"""

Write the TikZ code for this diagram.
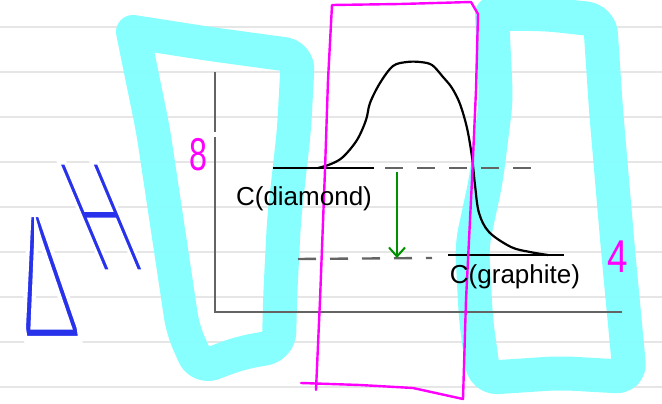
\documentclass[tikz,border=0pt]{standalone}
\usepackage{fontspec}
\setmainfont{Liberation Sans}
\usetikzlibrary{arrows.meta}
\definecolor{hl}{RGB}{128,255,255}
\definecolor{mag}{RGB}{255,0,255}
\definecolor{penblue}{RGB}{40,50,235}
\definecolor{pengreen}{RGB}{0,145,0}
\definecolor{axisgray}{RGB}{100,100,100}
\definecolor{rulegray}{RGB}{230,230,230}
% thin the glyphs: fill, then stroke the outline in the background colour
\newcommand\thinpenon{\special{pdf:literal direct 2 Tr 1 1 1 RG 3.4 w}}
\newcommand\thinpenoff{\special{pdf:literal direct 0 Tr}}
\tikzset{
  ruling/.style={draw=rulegray, line width=2pt},
  highlighter/.style={draw=hl, line width=34pt, line cap=round, line join=round, rounded corners=14pt, draw opacity=0.93},
  magpen/.style={draw=mag, line width=2.4pt, line cap=round, line join=round},
  axisline/.style={draw=axisgray, line width=2.6pt},
  level/.style={draw=black, line width=2.4pt},
  dashlevel/.style={draw=axisgray, line width=2.4pt, dash pattern=on 18pt off 14pt},
  curve/.style={draw=black, line width=2.2pt, line cap=round, line join=round},
  hand/.style={inner sep=0pt, font=\fontsize{26}{26}\selectfont},
  maglabel/.style={inner sep=0pt, text=mag, font=\fontsize{46}{46}\selectfont},
  bluehand/.style={inner sep=0pt, text=penblue, anchor=south west, transform shape, font=\fontsize{80}{80}\selectfont},
}
\begin{document}
\begin{tikzpicture}[x=1pt,y=-1pt]
\useasboundingbox (0,0) rectangle (662,404);
\fill[white] (0,0) rectangle (662,404);
% notebook rulings
\foreach \yy in {27,72,...,387} \draw[ruling] (0,\yy) -- (662,\yy);
% cyan highlighter loops
\draw[highlighter] (133,32) -- (210,44) -- (298,56) -- (294,130) -- (284,220) -- (280,300) -- (279,346) -- (240,353) -- (200,368) -- (183,330) -- (168,230) -- (153,130) -- (133,32);
\draw[highlighter] (492,14) -- (545,14) -- (600,20) -- (606,110) -- (618,250) -- (630,377) -- (560,373) -- (484,378) -- (476,320) -- (472,245) -- (486,180) -- (496,100) -- (492,14);
% axes
\coordinate (ytop) at (215,72);
\coordinate (ybrk) at (215,132);
\coordinate (ybrk2) at (215,137);
\coordinate (origin) at (215,312);
\coordinate (xend) at (622,312);
\draw[axisline] (ytop) -- (ybrk);
\draw[axisline] (ybrk2) -- (origin) -- (xend);
% levels
\coordinate (dA) at (273,168);
\coordinate (dB) at (374,168);
\coordinate (dC) at (385,168);
\coordinate (dD) at (540,168);
\coordinate (gA) at (448,255);
\coordinate (gB) at (564,255);
\coordinate (gC) at (298,259);
\coordinate (gD) at (432,258);
\draw[level] (dA) -- (dB);
\draw[dashlevel] (dC) -- (dD);
\draw[level] (gA) -- (gB);
\draw[dashlevel] (gC) -- (gD);
% energy curve
\draw[curve] plot[smooth, tension=0.55] coordinates {(318,168) (331,164) (343,157) (357,140) (366,120) (370,103) (380,83) (393,66) (407,62) (420,62) (432,65) (443,77) (452,88) (460,104) (467,128) (472,157) (475,185) (479,213) (489,232) (511,247) (530,252) (548,255)};
% green arrow
\coordinate (arrtop) at (397,172);
\coordinate (arrbot) at (397,258);
\draw[draw=pengreen, line width=2pt, -{Straight Barb[length=9pt,width=16pt,line width=2pt]}] (arrtop) -- (arrbot);
% magenta box
\draw[magpen] (301,383) -- (360,385) -- (413,388) -- (463,399) -- (466,300) -- (472,180) -- (476,90) -- (478,14) -- (471,2) -- (400,4) -- (332,5) -- (328,80) -- (325,170) -- (320,300) -- (316,390);
% labels
\node[hand] (diam) at (304,199) {C(diamond)};
\node[hand] (graph) at (515,277) {C(graphite)};
\node[maglabel] (eight) at (198,155) {\scalebox{0.7}[1]{8}};
\node[maglabel] (four) at (618,257) {\scalebox{0.8}[1]{4}};
% Delta H (handwritten)
\node[bluehand, xslant=-0.15] (delta) at (23,340) {\scalebox{1.12}[2.3]{\thinpenon Δ\thinpenoff}};
\node[bluehand, xslant=-0.42] (hletter) at (99,273) {\scalebox{0.88}[2.03]{\thinpenon H\thinpenoff}};
\end{tikzpicture}
\end{document}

"""

-- Task to complete --
Without the pictures, write out all of the material exactly.

-- Result of the task --
Write the TikZ code for this diagram.
\documentclass[tikz,border=0pt]{standalone}
\usepackage{fontspec}
\setmainfont{Liberation Sans}
\usetikzlibrary{arrows.meta}
\definecolor{hl}{RGB}{128,255,255}
\definecolor{mag}{RGB}{255,0,255}
\definecolor{penblue}{RGB}{40,50,235}
\definecolor{pengreen}{RGB}{0,145,0}
\definecolor{axisgray}{RGB}{100,100,100}
\definecolor{rulegray}{RGB}{230,230,230}
% thin the glyphs: fill, then stroke the outline in the background colour
\newcommand\thinpenon{\special{pdf:literal direct 2 Tr 1 1 1 RG 3.4 w}}
\newcommand\thinpenoff{\special{pdf:literal direct 0 Tr}}
\tikzset{
  ruling/.style={draw=rulegray, line width=2pt},
  highlighter/.style={draw=hl, line width=34pt, line cap=round, line join=round, rounded corners=14pt, draw opacity=0.93},
  magpen/.style={draw=mag, line width=2.4pt, line cap=round, line join=round},
  axisline/.style={draw=axisgray, line width=2.6pt},
  level/.style={draw=black, line width=2.4pt},
  dashlevel/.style={draw=axisgray, line width=2.4pt, dash pattern=on 18pt off 14pt},
  curve/.style={draw=black, line width=2.2pt, line cap=round, line join=round},
  hand/.style={inner sep=0pt, font=\fontsize{26}{26}\selectfont},
  maglabel/.style={inner sep=0pt, text=mag, font=\fontsize{46}{46}\selectfont},
  bluehand/.style={inner sep=0pt, text=penblue, anchor=south west, transform shape, font=\fontsize{80}{80}\selectfont},
}
\begin{document}
\begin{tikzpicture}[x=1pt,y=-1pt]
\useasboundingbox (0,0) rectangle (662,404);
\fill[white] (0,0) rectangle (662,404);
% notebook rulings
\foreach \yy in {27,72,...,387} \draw[ruling] (0,\yy) -- (662,\yy);
% cyan highlighter loops
\draw[highlighter] (133,32) -- (210,44) -- (298,56) -- (294,130) -- (284,220) -- (280,300) -- (279,346) -- (240,353) -- (200,368) -- (183,330) -- (168,230) -- (153,130) -- (133,32);
\draw[highlighter] (492,14) -- (545,14) -- (600,20) -- (606,110) -- (618,250) -- (630,377) -- (560,373) -- (484,378) -- (476,320) -- (472,245) -- (486,180) -- (496,100) -- (492,14);
% axes
\coordinate (ytop) at (215,72);
\coordinate (ybrk) at (215,132);
\coordinate (ybrk2) at (215,137);
\coordinate (origin) at (215,312);
\coordinate (xend) at (622,312);
\draw[axisline] (ytop) -- (ybrk);
\draw[axisline] (ybrk2) -- (origin) -- (xend);
% levels
\coordinate (dA) at (273,168);
\coordinate (dB) at (374,168);
\coordinate (dC) at (385,168);
\coordinate (dD) at (540,168);
\coordinate (gA) at (448,255);
\coordinate (gB) at (564,255);
\coordinate (gC) at (298,259);
\coordinate (gD) at (432,258);
\draw[level] (dA) -- (dB);
\draw[dashlevel] (dC) -- (dD);
\draw[level] (gA) -- (gB);
\draw[dashlevel] (gC) -- (gD);
% energy curve
\draw[curve] plot[smooth, tension=0.55] coordinates {(318,168) (331,164) (343,157) (357,140) (366,120) (370,103) (380,83) (393,66) (407,62) (420,62) (432,65) (443,77) (452,88) (460,104) (467,128) (472,157) (475,185) (479,213) (489,232) (511,247) (530,252) (548,255)};
% green arrow
\coordinate (arrtop) at (397,172);
\coordinate (arrbot) at (397,258);
\draw[draw=pengreen, line width=2pt, -{Straight Barb[length=9pt,width=16pt,line width=2pt]}] (arrtop) -- (arrbot);
% magenta box
\draw[magpen] (301,383) -- (360,385) -- (413,388) -- (463,399) -- (466,300) -- (472,180) -- (476,90) -- (478,14) -- (471,2) -- (400,4) -- (332,5) -- (328,80) -- (325,170) -- (320,300) -- (316,390);
% labels
\node[hand] (diam) at (304,199) {C(diamond)};
\node[hand] (graph) at (515,277) {C(graphite)};
\node[maglabel] (eight) at (198,155) {\scalebox{0.7}[1]{8}};
\node[maglabel] (four) at (618,257) {\scalebox{0.8}[1]{4}};
% Delta H (handwritten)
\node[bluehand, xslant=-0.15] (delta) at (23,340) {\scalebox{1.12}[2.3]{\thinpenon Δ\thinpenoff}};
\node[bluehand, xslant=-0.42] (hletter) at (99,273) {\scalebox{0.88}[2.03]{\thinpenon H\thinpenoff}};
\end{tikzpicture}
\end{document}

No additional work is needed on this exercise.